Music streaming payouts are a zero-sum game,” says another industry insider. “It is imperative that services are vigilant and sophisticated in their controls to ensure that streaming fraud doesn’t dilute payments to the artists who have rightfully earned those payments.”

Here’s how “playola” works at playlist-promotion companies like Spotlister: A customer pays the company to secure prominent placement of a song on key playlists, such as those on Spotify. When a track is uploaded, it is analyzed and its metadata is used to send it to the most appropriate playlists.

But that’s not the only way to game the system. In 2017, Post Malone’s label, Republic Records, found itself the center of controversy for a seemingly sanctioned loop of the hook to his song “Rockstar” that was posted on YouTube. Although it contained only a snippet of the tune, it played continuously for three minutes and 28 seconds and quickly racked up more than 40 million views.

“It’s pretty easy to buy guides online on how to stream your own content repeatedly.”
Christine Barnum, CD Baby director of finance

Two months later, YouTube acknowledged, “Loop videos that feature misleading and inaccurate metadata violate YouTube policies, and we are actively working to have them removed.”

But earlier this week, the New York Times published a piece titled “The Flourishing Business of Fake YouTube Views” in which it contended that “tens of millions of fake views” make it through the platform’s anti-fraud detection triggers daily.
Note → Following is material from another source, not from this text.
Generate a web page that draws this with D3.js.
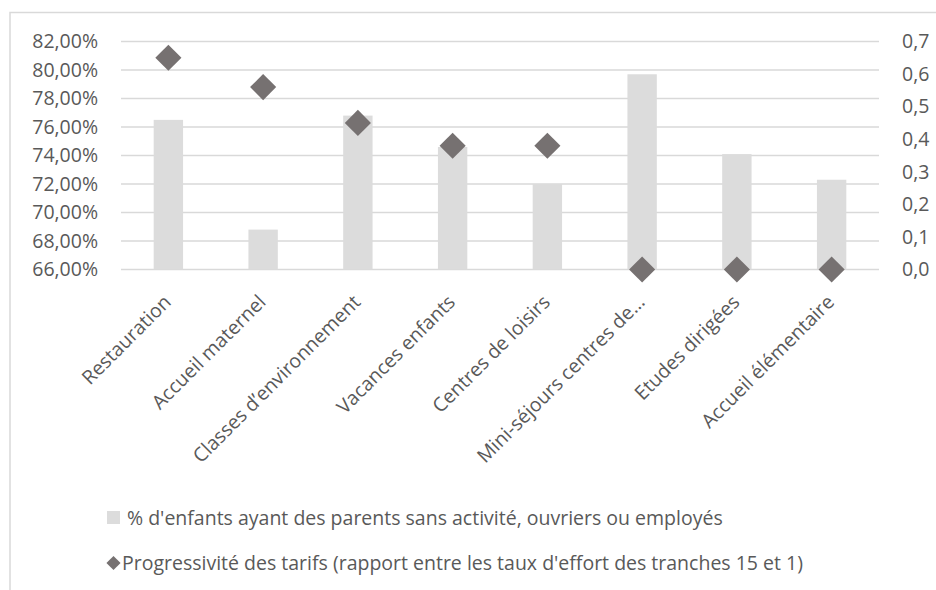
<!DOCTYPE html>
<html><head><meta charset="utf-8">
<script src="https://cdn.jsdelivr.net/npm/d3@7"></script>
<style>body{margin:0;background:#fff}svg{display:block}text{font-family:"Open Sans",sans-serif;fill:#595959}</style>
</head><body><svg id="c" width="936" height="590"></svg>
<script>
const categories = ["Restauration","Accueil maternel","Classes d’environnement","Vacances enfants","Centres de loisirs","Mini-séjours centres de…","Etudes dirigées","Accueil élémentaire"];
const pctValues = [0.765,0.688,0.768,0.746,0.720,0.797,0.741,0.723];
const progValues = [0.65,0.56,0.45,0.38,0.38,0,0,0];
const leftTicks = [0.66,0.68,0.70,0.72,0.74,0.76,0.78,0.80,0.82];
const rightTicks = [0,0.1,0.2,0.3,0.4,0.5,0.6,0.7];
const legendLabels = ["% d'enfants ayant des parents sans activité, ouvriers ou employés","Progressivité des tarifs (rapport entre les taux d'effort des tranches 15 et 1)"];

const svg = d3.select("#c");
const FS = 19.5;
const L = 121, R = 879, T = 41.5, B = 269.5;
const x = d3.scaleBand().domain(categories).range([L,R]).paddingInner(0.69).paddingOuter(0.345);
const yL = d3.scaleLinear().domain([0.66,0.82]).range([B,T]);
const yR = d3.scaleLinear().domain([0,0.7]).range([B,T]);
const fmtL = v => d3.format(".2f")(v*100).replace(".",",")+"%";
const fmtR = v => d3.format(".1f")(v).replace(".",",");

svg.append("rect").attr("x",10).attr("y",12.5).attr("width",940).attr("height",600)
  .attr("fill","none").attr("stroke","#d9d9d9").attr("stroke-width",1.5);

svg.append("g").selectAll("line").data(leftTicks).join("line")
  .attr("x1",L).attr("x2",R).attr("y1",d=>yL(d)).attr("y2",d=>yL(d))
  .attr("stroke","#d9d9d9").attr("stroke-width",1.5);

const gl = svg.append("g").attr("transform",`translate(${L},0)`)
  .call(d3.axisLeft(yL).tickValues(leftTicks).tickFormat(fmtL).tickSize(0).tickPadding(23));
gl.select(".domain").remove();
gl.selectAll("text").style("font-size",FS+"px").attr("fill","#595959").style("font-family",'"Open Sans",sans-serif');

const gr = svg.append("g").attr("transform",`translate(${R},0)`)
  .call(d3.axisRight(yR).tickValues(rightTicks).tickFormat(fmtR).tickSize(0).tickPadding(23));
gr.select(".domain").remove();
gr.selectAll("text").style("font-size",FS+"px").attr("fill","#595959").style("font-family",'"Open Sans",sans-serif');

svg.append("g").selectAll("rect").data(categories).join("rect")
  .attr("x",d=>x(d)).attr("width",x.bandwidth())
  .attr("y",(d,i)=>yL(pctValues[i])).attr("height",(d,i)=>B-yL(pctValues[i]))
  .attr("fill","#dcdcdc");

const ds = 18.5;
svg.append("g").selectAll("rect").data(categories).join("rect")
  .attr("x",-ds/2).attr("y",-ds/2).attr("width",ds).attr("height",ds)
  .attr("transform",(d,i)=>`translate(${x(d)+x.bandwidth()/2},${yR(progValues[i])}) rotate(45)`)
  .attr("fill","#767171");

svg.append("g").selectAll("text").data(categories).join("text")
  .attr("transform",d=>`translate(${x(d)+x.bandwidth()/2-1},${B+29}) rotate(-45)`)
  .attr("text-anchor","end").attr("dy","0.35em").style("font-size",FS+"px").text(d=>d);

const lg = svg.append("g");
lg.append("rect").attr("x",107).attr("y",511).attr("width",13).attr("height",13).attr("fill","#dcdcdc");
lg.append("rect").attr("x",-5).attr("y",-5).attr("width",10).attr("height",10)
  .attr("transform","translate(113.5,563) rotate(45)").attr("fill","#767171");
lg.selectAll("text").data(legendLabels).join("text")
  .attr("x",(d,i)=>i===0?127:122).attr("y",(d,i)=>518+i*45).attr("dy","0.35em").style("font-size",FS+"px").text(d=>d);
</script></body></html>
Spotify has kicked outlets like Spotlister off its platform on a case-by-case basis — stand-alone sites like Social Media Experts, Streamify and StreamKO offer “Spotify promotion” with prices ranging from $5 to $995 — but concerns remain about whether that enforcement is being replicated meaningfully across entire platforms. And if not, are the labels or the streamers themselves complicit in royalty fraud by transferring payouts? The legal consequences for fraud convictions, and even of conspiracy to defraud, include hefty fines and up to five years in prison.
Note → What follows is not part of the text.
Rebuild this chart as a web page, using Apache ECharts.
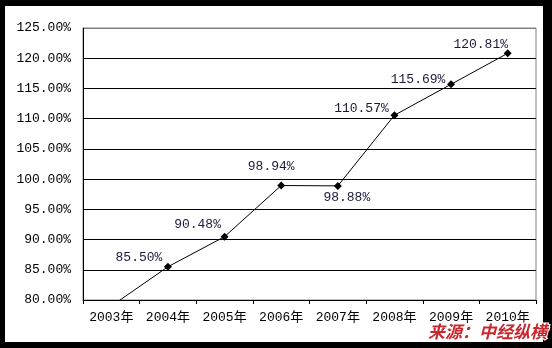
<!DOCTYPE html>
<html>
<head>
<meta charset="utf-8">
<script src="https://cdn.jsdelivr.net/npm/echarts@6/dist/echarts.min.js"></script>
<style>
  html, body { margin: 0; padding: 0; background: #000; }
  #chart { width: 552px; height: 348px; }
</style>
</head>
<body>
<div id="chart"></div>
<script>
const years = ['2003年', '2004年', '2005年', '2006年', '2007年', '2008年', '2009年', '2010年']
const rates = [79.0, 85.50, 90.48, 98.94, 98.88, 110.57, 115.69, 120.81]
const yMin = 80
const yMax = 125
const yStep = 5
const sourceText = '来源：中经纵横'

// where each value label sits relative to its point
const labelOffsets = [[0, 0], [-29, -9], [-27, -12], [-10, -19], [9, 12], [-33, -7], [-33, -5], [-27, -9]]

const font = '"Liberation Mono", "Noto Sans CJK SC", monospace'

const chart = echarts.init(document.getElementById('chart'))

const seriesData = rates.map((v, i) => {
  if (v < yMin) {
    return { value: v, symbol: 'none', label: { show: false } }
  }
  return { value: v, label: { offset: labelOffsets[i] } }
})

const gridColors = []
for (let v = yMin; v <= yMax; v += yStep) {
  gridColors.push(v === yMax ? '#808080' : '#000')
}

chart.setOption({
  animation: false,
  backgroundColor: '#000',
  graphic: [
    {
      type: 'rect',
      z: -10,
      shape: { x: 5, y: 6, width: 538, height: 336 },
      style: { fill: '#fff' }
    },
    {
      type: 'text',
      right: 4,
      bottom: 7,
      z: 10,
      style: {
        text: sourceText,
        fill: '#c8282d',
        stroke: '#fff',
        lineWidth: 2,
        font: 'italic bold 17px "Noto Sans CJK SC"'
      }
    }
  ],
  grid: {
    left: 83,
    top: 28,
    right: 16,
    bottom: 48,
    show: true,
    borderColor: '#808080',
    borderWidth: 1
  },
  xAxis: {
    type: 'category',
    data: years,
    boundaryGap: true,
    axisLine: { lineStyle: { color: '#000', width: 1 } },
    axisTick: { show: true, interval: 0, length: 4, lineStyle: { color: '#000' } },
    axisLabel: { interval: 0, color: '#000', fontFamily: font, fontSize: 13, margin: 11 }
  },
  yAxis: {
    type: 'value',
    min: yMin,
    max: yMax,
    interval: yStep,
    axisLine: { show: true, lineStyle: { color: '#000', width: 1 } },
    axisTick: { show: false },
    axisLabel: {
      color: '#000',
      fontFamily: font,
      fontSize: 13,
      margin: 12,
      formatter: v => v.toFixed(2) + '%'
    },
    splitLine: { show: true, lineStyle: { color: gridColors, width: 1 } }
  },
  series: [
    {
      type: 'line',
      data: seriesData,
      clip: true,
      symbol: 'diamond',
      symbolSize: 8,
      itemStyle: { color: '#000' },
      lineStyle: { color: '#000', width: 1 },
      label: {
        show: true,
        position: 'inside',
        color: '#1a1a3a',
        fontFamily: font,
        fontSize: 13,
        formatter: p => p.value.toFixed(2) + '%'
      }
    }
  ]
})
</script>
</body>
</html>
“We’re seeing an uptick in the type of fraud where people are distributing their content through us and signing up with a legitimate credit card, but then their intent is to manipulate streams and rip off a [digital service provider],” Christine Barnum, director of finance at CD Baby, tells Variety. “It’s pretty easy to buy guides online on how to stream your own content repeatedly. There are also more instances of well-meaning artists accidentally signing up for some sort of ‘marketing service’ that’s actually committing fraud.”
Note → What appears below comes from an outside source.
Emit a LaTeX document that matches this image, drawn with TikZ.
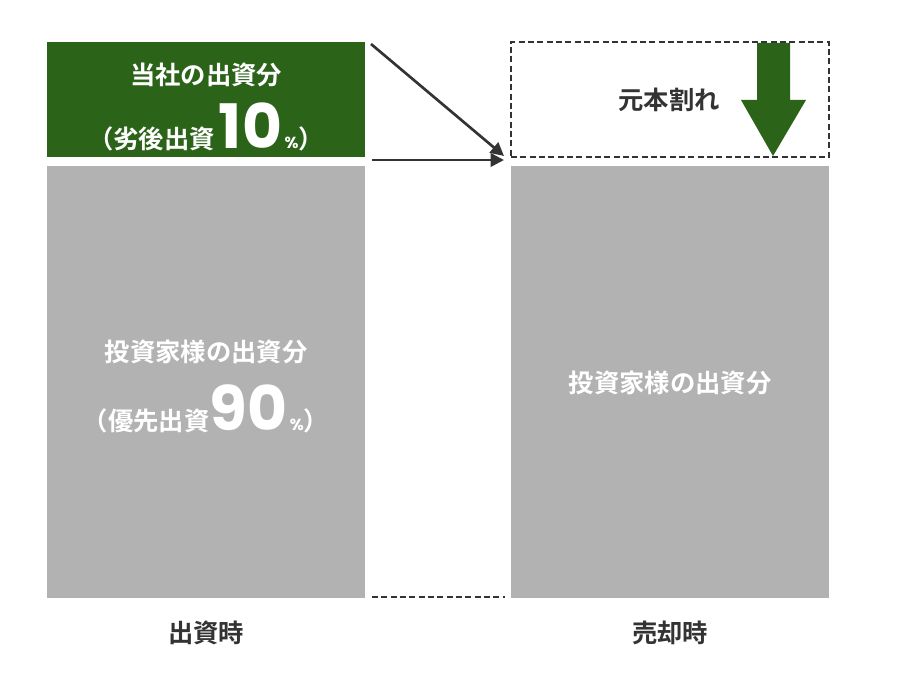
\documentclass[tikz,border=0pt]{standalone}
\usepackage{fontspec}
\setmainfont{Noto Sans CJK JP}[BoldFont={Noto Sans CJK JP Bold}]
\newfontfamily\numfont{Poppins}
\usetikzlibrary{arrows.meta,positioning}

\definecolor{leafgreen}{HTML}{2B6319}
\definecolor{boxgray}{HTML}{B2B2B2}
\definecolor{inkgray}{HTML}{333333}

\tikzset{
	share/.style={rectangle,minimum width=238.5pt,inner sep=0pt},
	owner/.style={share,fill=leafgreen,minimum height=86.25pt},
	investor/.style={share,fill=boxgray,minimum height=324pt},
	loss/.style={share,draw=inkgray,line width=1.8pt,dash pattern=on 4.5pt off 2.5pt,minimum height=86.25pt},
	inlabel/.style={text=white,font=\bfseries\fontsize{19}{21}\selectfont,inner sep=0pt},
	caption/.style={text=inkgray,font=\bfseries\fontsize{19}{21}\selectfont,inner sep=0pt},
	flow/.style={draw=inkgray,line width=2pt,-{Triangle[length=10pt,width=10pt]}}
}
\newcommand\bignum[1]{{\numfont\bfseries\fontsize{46}{46}\selectfont #1}}
\newcommand\pct{{\numfont\bfseries\fontsize{12}{12}\selectfont\,\%}}

\begin{document}
\begin{tikzpicture}[x=0.75pt,y=-0.75pt]
	\useasboundingbox (0,0) rectangle (910,680);
	
	\begin{scope}
		\node[owner] (own) at (206,99.5) {};
		\node[investor] (invL) at (206,382) {};
		\node[loss] (drop) at (670,99.5) {};
		\node[investor] (invR) at (670,382) {};
	\end{scope}
	
	% texts in the boxes
	\node[inlabel] (ownA) at (206,75) {当社の出資分};
	\node[inlabel] (ownB) at (206,127) {（劣後出資\,\bignum{10}\pct）};
	\node[inlabel] (invA) at (206,352) {投資家様の出資分};
	\node[inlabel] (invB) at (206,409) {（優先出資\bignum{90}\pct）};
	\node[inlabel,text=inkgray] (dropA) at (669,100) {元本割れ};
	\node[inlabel] (invC) at (670,383) {投資家様の出資分};
	
	% captions
	\node[caption] (capL) at (206,633) {出資時};
	\node[caption] (capR) at (670,633) {売却時};
	
	% connectors
	\coordinate (d0) at (371,44);
	\coordinate (d1) at (504,156);
	\coordinate (h0) at (372,160);
	\coordinate (h1) at (504,160);
	\coordinate (b0) at (372,597);
	\coordinate (b1) at (505,597);
	\path[flow] (d0) -- (d1);
	\path[flow] (h0) -- (h1);
	\draw[inkgray,line width=1.8pt,dash pattern=on 4.5pt off 2.5pt] (b0) -- (b1);
	
	% big down arrow
	\fill[leafgreen] (757,43) -- (790,43) -- (790,100) -- (806,100) -- (773,156)
		-- (741,100) -- (757,100) -- cycle;
\end{tikzpicture}
\end{document}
Moreover, on Spotify’s free tier, ad fraud is also becoming more prevalent. Spotify had to decrease its total reported content hours streamed in 2017 by 500 million, due to 2 million listeners who used unauthorized apps that blocked ads on the service. With freemium, there is “not only more susceptibility to fraud but also less incentive for Spotify to do something about it,” argues Rami Essaid, cofounder of bot-defense start-up Distil Networks. “With the subscription model, there’s a finite number of dollars to split up, and if part of that goes to fraud, no one else in the ecosystem is happy.”

Interestingly, the Q2’18 report still included these aforementioned, suspicious ad-blocking users — which account for just under five percent of the company’s total ad-supported base — among the service’s 180 million total monthly active user count.

“In general, we should not think of fraud as the polar opposite of what Spotify and other platforms do,” says Patrick Vonderau, a professor at Stockholm University who successfully forged fake Facebook and Spotify accounts for his research on streaming. “I do not believe that bots are a total breach with Spotify’s own informational norms. As reports have shown, the system can be easily gamed. A word like ‘fraud’ does not acknowledge these fleeting boundaries between what is legal and illegal, acceptable or not.”

Some startups like Rebeat are building independent solutions for labels to monitor and detect irregular streaming activity on their content. Others have suggested a “user-centric” royalty distribution model for premium tiers, whereby payouts are determined on the individual subscriber level rather than on the aggregate company level. For instance, if a subscriber paying $9.99 a month for Spotify listens exclusively to Rihanna, Rihanna will get all of that user’s $9.99, rather than having that cost distributed pro-rata among the platform’s millions of artists. That way, a bot generating artificial streams would simply be capped by the subscription fee.

But that still doesn’t account for streaming services’ increasing reliance on advertising, especially as they expand into under-banked markets across Asia and Africa. As the potential scale and business models of music streaming increasingly mirror those of Facebook, Twitter and other social media platforms, they are inevitably facing the same rogue activity, not to mention the same incentives — or lack thereof — to take action.

For its part, Spotify stated in a just-released second-quarter earnings report, “We continue to work to identify and remove users from our reported metrics that we consider to be ‘fake’ users based on various criteria,” with the caveat that “some such users may remain in our reported metrics because of the limitations of our ability to identify their accounts.”